**THE TASK:** Pull each line holding the word "this" from the data.

**DATASET EXTRACT:**
<<<<

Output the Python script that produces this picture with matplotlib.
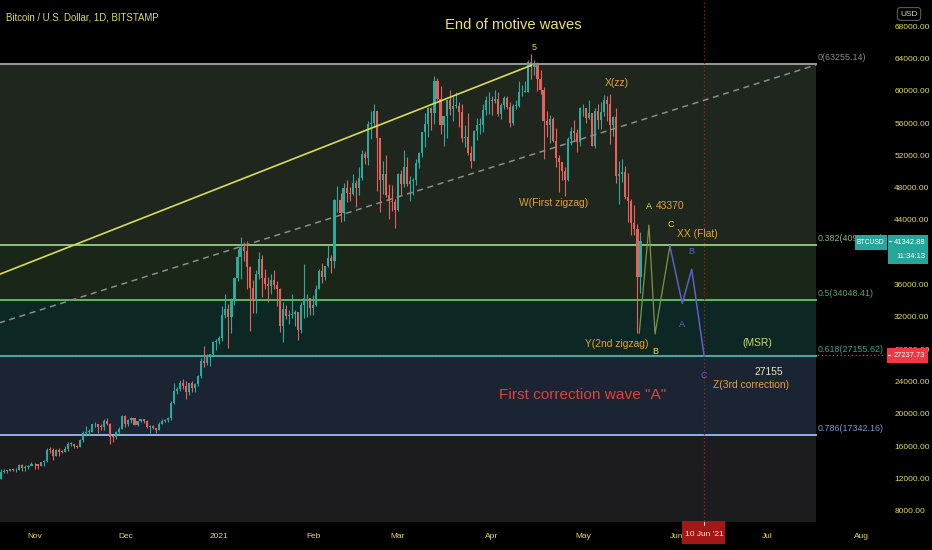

>>>>
<<<<

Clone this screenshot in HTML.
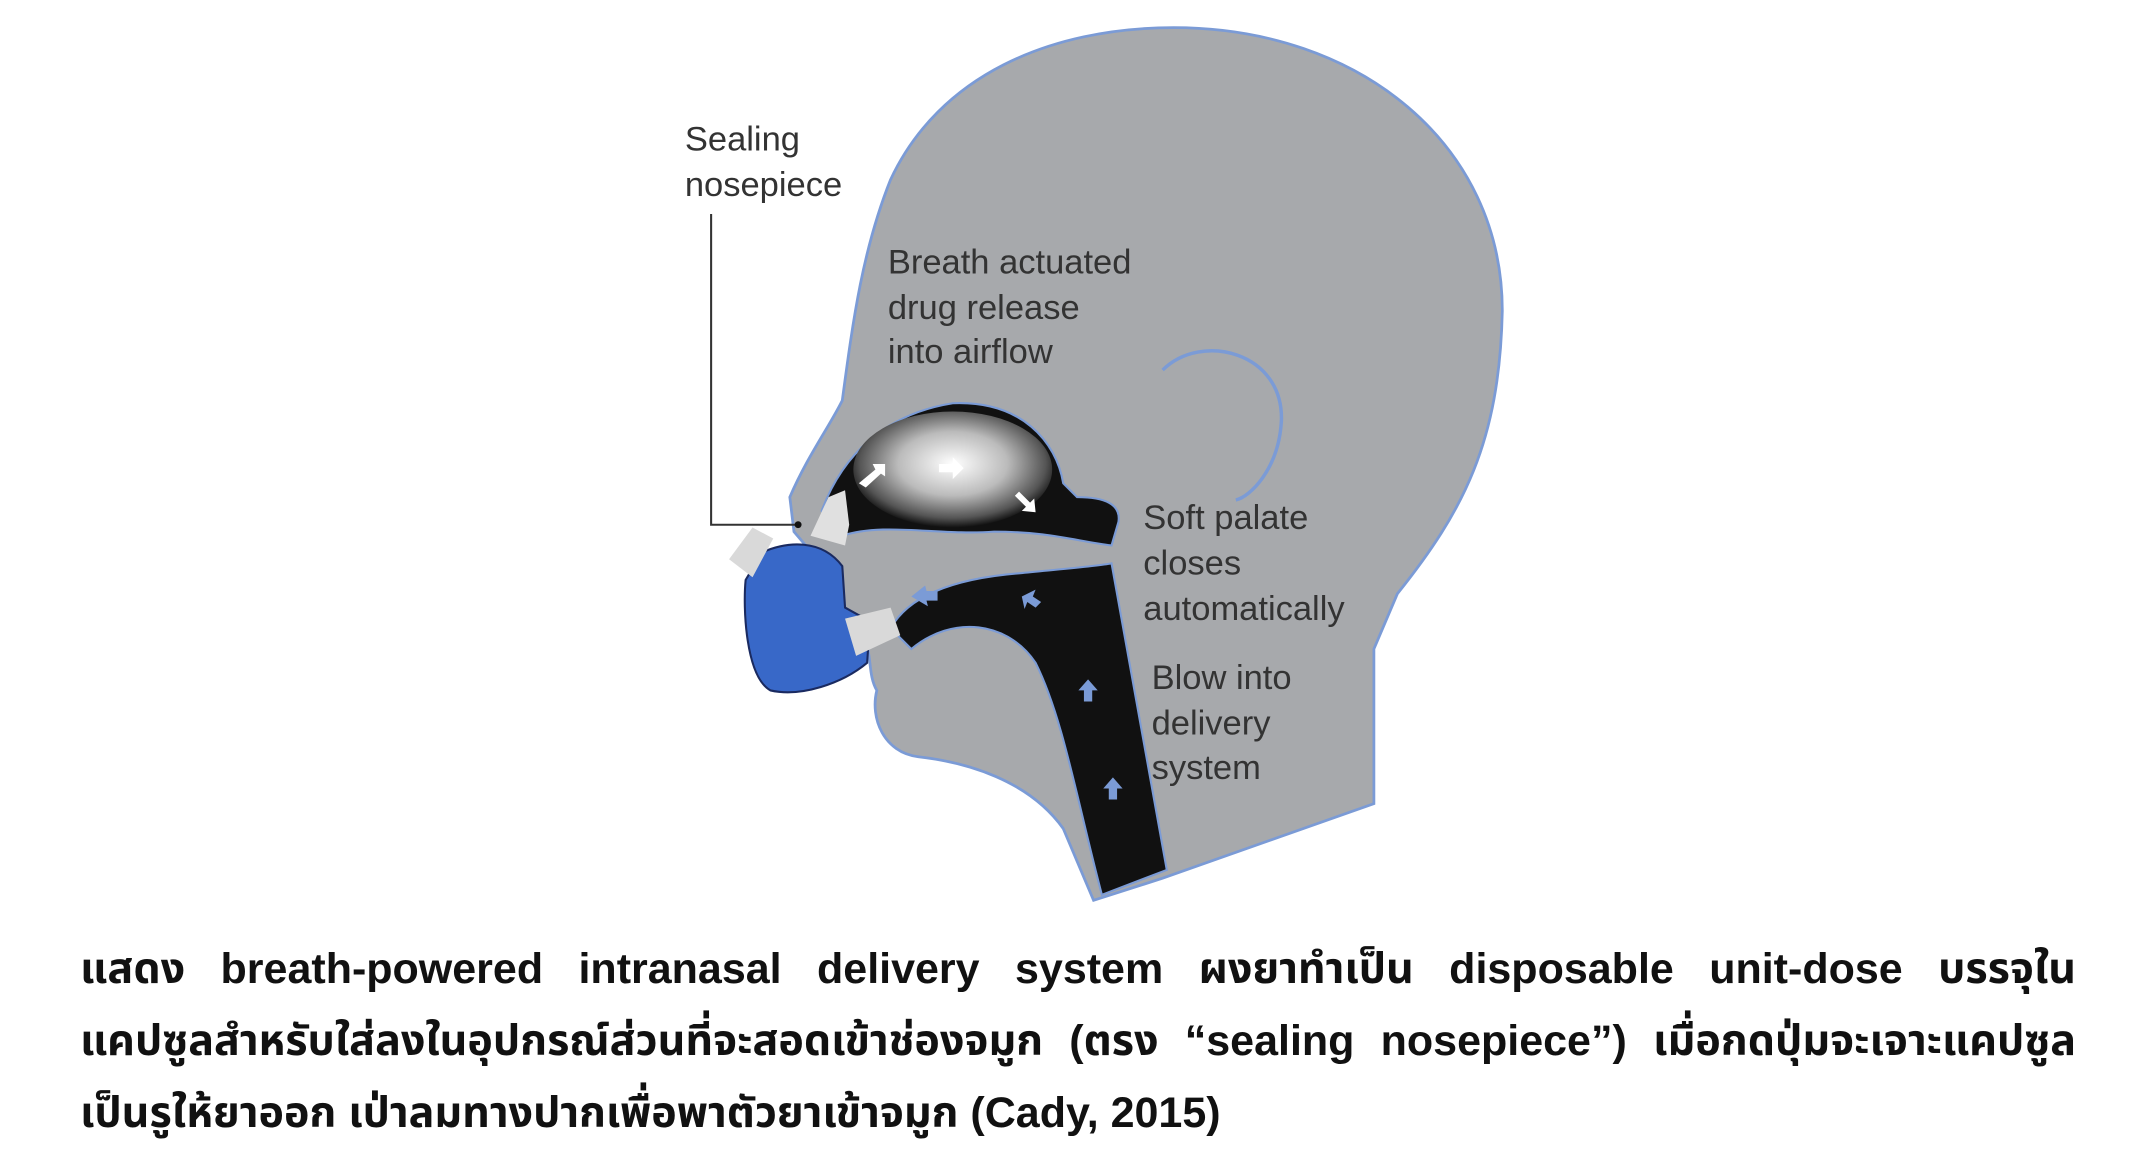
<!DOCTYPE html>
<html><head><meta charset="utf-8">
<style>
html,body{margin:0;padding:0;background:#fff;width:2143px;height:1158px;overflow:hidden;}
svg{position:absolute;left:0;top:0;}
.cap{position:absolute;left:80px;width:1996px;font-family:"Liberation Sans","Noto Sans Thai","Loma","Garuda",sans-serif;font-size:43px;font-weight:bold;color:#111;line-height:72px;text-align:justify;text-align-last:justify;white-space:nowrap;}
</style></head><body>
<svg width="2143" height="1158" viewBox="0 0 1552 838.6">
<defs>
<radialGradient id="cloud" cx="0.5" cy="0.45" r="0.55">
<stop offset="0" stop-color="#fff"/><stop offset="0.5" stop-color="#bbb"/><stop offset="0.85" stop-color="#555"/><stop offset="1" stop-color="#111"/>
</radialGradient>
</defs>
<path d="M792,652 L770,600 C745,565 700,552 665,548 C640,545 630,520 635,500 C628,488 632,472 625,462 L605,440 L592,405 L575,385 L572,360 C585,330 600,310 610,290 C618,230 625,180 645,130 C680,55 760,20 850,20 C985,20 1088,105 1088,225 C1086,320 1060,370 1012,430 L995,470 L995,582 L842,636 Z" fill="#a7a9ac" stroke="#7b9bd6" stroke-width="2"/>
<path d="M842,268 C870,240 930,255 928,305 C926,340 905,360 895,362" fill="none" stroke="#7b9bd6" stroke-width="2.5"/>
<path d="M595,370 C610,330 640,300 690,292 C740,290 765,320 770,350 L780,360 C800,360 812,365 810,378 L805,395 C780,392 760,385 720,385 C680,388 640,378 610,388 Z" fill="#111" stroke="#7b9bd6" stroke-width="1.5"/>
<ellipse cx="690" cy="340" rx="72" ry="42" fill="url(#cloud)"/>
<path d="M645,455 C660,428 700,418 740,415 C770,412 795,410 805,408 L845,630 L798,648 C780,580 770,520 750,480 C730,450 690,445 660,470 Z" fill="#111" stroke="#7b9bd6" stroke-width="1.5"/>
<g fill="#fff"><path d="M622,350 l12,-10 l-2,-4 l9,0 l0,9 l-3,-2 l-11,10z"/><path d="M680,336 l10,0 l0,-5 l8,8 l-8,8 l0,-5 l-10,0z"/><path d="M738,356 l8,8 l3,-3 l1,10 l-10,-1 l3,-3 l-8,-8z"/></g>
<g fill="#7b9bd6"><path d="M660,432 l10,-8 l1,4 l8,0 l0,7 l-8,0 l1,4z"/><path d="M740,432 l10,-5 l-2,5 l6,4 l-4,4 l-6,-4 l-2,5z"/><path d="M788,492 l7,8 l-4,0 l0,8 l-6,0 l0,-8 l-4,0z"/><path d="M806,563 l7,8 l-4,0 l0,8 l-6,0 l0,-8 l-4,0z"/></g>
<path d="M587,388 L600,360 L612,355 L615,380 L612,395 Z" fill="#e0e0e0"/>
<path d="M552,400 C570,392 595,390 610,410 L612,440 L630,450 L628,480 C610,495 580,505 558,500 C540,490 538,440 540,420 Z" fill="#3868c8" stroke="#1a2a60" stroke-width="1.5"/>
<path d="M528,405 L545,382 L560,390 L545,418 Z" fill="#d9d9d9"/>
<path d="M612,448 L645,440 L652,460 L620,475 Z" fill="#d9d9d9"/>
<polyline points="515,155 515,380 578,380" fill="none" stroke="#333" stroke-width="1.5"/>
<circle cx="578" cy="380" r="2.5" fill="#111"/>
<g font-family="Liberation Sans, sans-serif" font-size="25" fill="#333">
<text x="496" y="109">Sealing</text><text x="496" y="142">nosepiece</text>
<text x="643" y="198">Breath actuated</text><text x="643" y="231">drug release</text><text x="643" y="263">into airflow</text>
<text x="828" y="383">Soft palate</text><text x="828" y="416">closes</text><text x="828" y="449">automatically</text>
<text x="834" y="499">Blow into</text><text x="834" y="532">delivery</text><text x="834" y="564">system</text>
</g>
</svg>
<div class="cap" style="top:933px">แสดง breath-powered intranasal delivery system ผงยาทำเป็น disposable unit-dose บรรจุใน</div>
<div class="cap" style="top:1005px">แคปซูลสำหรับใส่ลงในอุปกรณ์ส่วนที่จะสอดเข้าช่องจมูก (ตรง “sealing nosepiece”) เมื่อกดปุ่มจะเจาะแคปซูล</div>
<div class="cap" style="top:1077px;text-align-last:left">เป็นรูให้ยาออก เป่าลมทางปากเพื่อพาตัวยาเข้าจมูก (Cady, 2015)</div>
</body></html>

>>>>
<<<<

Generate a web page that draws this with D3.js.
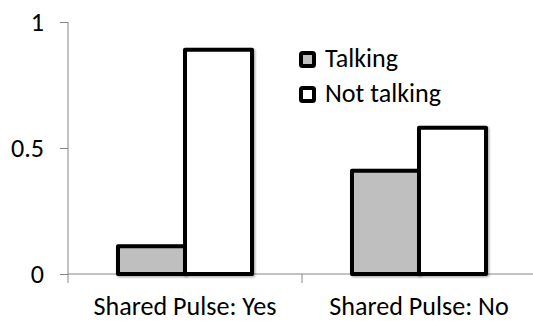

>>>>

**FULL ANSWER:**
Output the Python script that produces this picture with matplotlib.
Clone this screenshot in HTML.
Generate a web page that draws this with D3.js.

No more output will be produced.